Ética e interpretação

Palavras nada mais são do que palavras? E o que são elas, de fato? Há mais ou menos 400 anos, o filósofo inglês Thomas Hobbes descreveu a função da palavra: guardar imagens, arquivá-las, e mantê-las vivas para repassar a outras mentes humanas conteúdos objetivos de experiências nossas, conteúdos subjetivos de experiências mentais privativas de quem as vivencia. Por isso, quando se afirma que discutir conceitos é pura perda de tempo, erra-se. Não há humanidade sem palavras.

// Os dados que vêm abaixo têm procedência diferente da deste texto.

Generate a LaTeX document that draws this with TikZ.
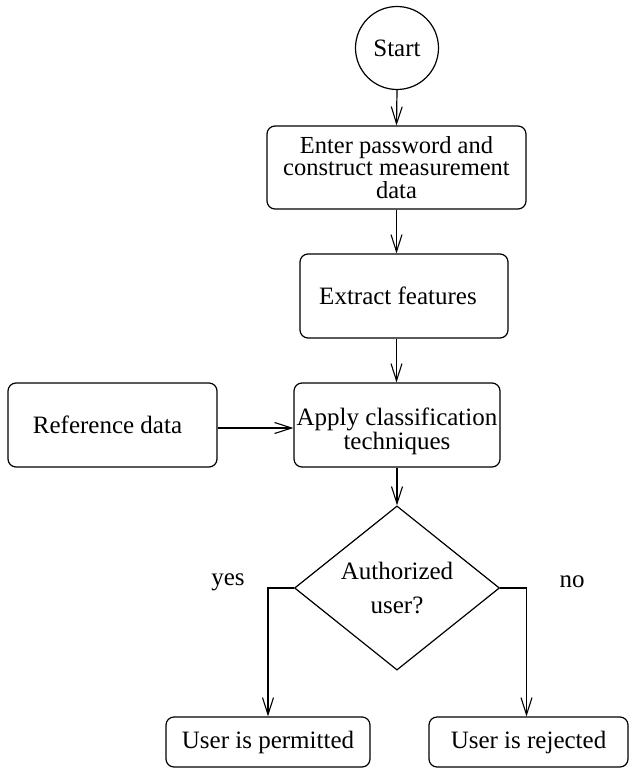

Sem elas, teríamos, cada um de nós, de começar do zero o entendimento das noções essenciais à consciência de si e à interação com a consciência do outro. Não há possibilidade de ética sem clareza conceitual. E essa custa a ser forjada, porque cada um de nós tem arquivos com palavras que nem sempre significam a mesma coisa para os outros. Por isso, debater é fundamental. Silenciar o debate é matar a humanidade, pois destrui a subjetividade. Mas, debater apenas para impor os arquivos da própria subjetividade também não leva a melhor acerto. Para se ter um projeto moral compartilhado é preciso passar pela desconfortável experiência de esclarecer o que as palavras significam. Sem tal clareza não formamos um conceito objetivo. Sem um objeto comum bem definido não temos um objetivo ao qual destinar o benefício de nossas ações.

Temos hoje uma quantidade imensa de informações disponíveis em textos impressos e nos media eletrônicos. Qualquer pessoa capaz de ler pode acessar informações sobre qualquer assunto que lhe interesse: das viagens espaciais aos componentes dos alimentos processados e pesticidas usados para o cultivo bélico de cereais, frutas e legumes.

Mas, apesar da informação, via de regra, as pessoas não dispõem de meios para formatar um objeto com as informações disponíveis, especialmente quando se trata de formatar um objeto para reformatar a própria mente, sem a qual não há moralidade. Para esse fim, é preciso que sejamos capazes de interpretar as informações disponíveis, seguindo um padrão ético já examinado e reconhecido como válido.

Interpretar as informações não é o mesmo que emitir opiniões levianas sobre os objetos ou temas referidos nelas. No campo da ética, interpretar significa redesenhar a própria moralidade à luz das informações acessadas. Na ética, o conservadorismo dos arquivos compete contra o refinamento moral. Se, por um lado, os princípios éticos são universalizáveis, por outro, eles não dizem nada sobre o modo pelo qual cada um de nós deve incorporá-los. Incorporar princípios éticos de forma crítica requer interpretação. O princípio da não-violência (ahimsa), por exemplo, não deixa dúvidas sobre quais os objetos aos quais se refere. A dúvida atormenta apenas a mente daqueles que decidem adotá-lo para redesenhar o perfil de sua própria biografia, tirando dela tudo o que representa dor e sofrimento para qualquer ser senciente, isto é, qualquer ser capaz de perceber eventos e estímulos, e distinguir o que é prazeroso, do que é doloroso. Seres sencientes têm essa capacidade: a de saber o que é favorável ao seu bem-estar. Aliada a ela, seres sencientes têm também o discernimento para escolher o que lhes favorece e fugir do que não lhes favorece. Esse é o caso dos animais.

Isso se aplica a animais, sem distinção de espécie. Por isso, o princípio da não-violência, se seguido eticamente, não admite discriminar a dor e sofrimento de um determinado animal e defender o fim da dor infligida a outros. Isso é “especismo eletivo”.

Deixar de comer certos alimentos, alegando que causam dor aos animais abatidos para a produção deles, e comer outros alimentos que igualmente causam dor e sofrimento aos animais usados para sua extração, é especismo eletivo. Não é ética, pois não se pode mostrar um argumento sequer que indique o quanto os animais discriminados por nossa escolha especista eletiva são beneficiados por ela. Quando tentamos justificar o que fazemos, acabamos apresentando argumentos centrados em nosso interesse pessoal.

Não há ética fundada sobre a defesa de interesses pessoais. Argumentos dessa natureza são econômicos, não são éticos. O agente moral sempre encontra uma razão “econômica” para justificar sua busca de benefícios para si, e com ela pretende também justificar o uso de certos animais e defender o fim do uso de outros. O problema é que cada um escolhe um tipo de bicho para defender, e outros, para atormentar. Por isso não temos uma ética animalista. Temos somente argumentos que não escapam dos interesses antropocêntricos. Assim, não evoluímos moralmente, e os animais é que são brutos?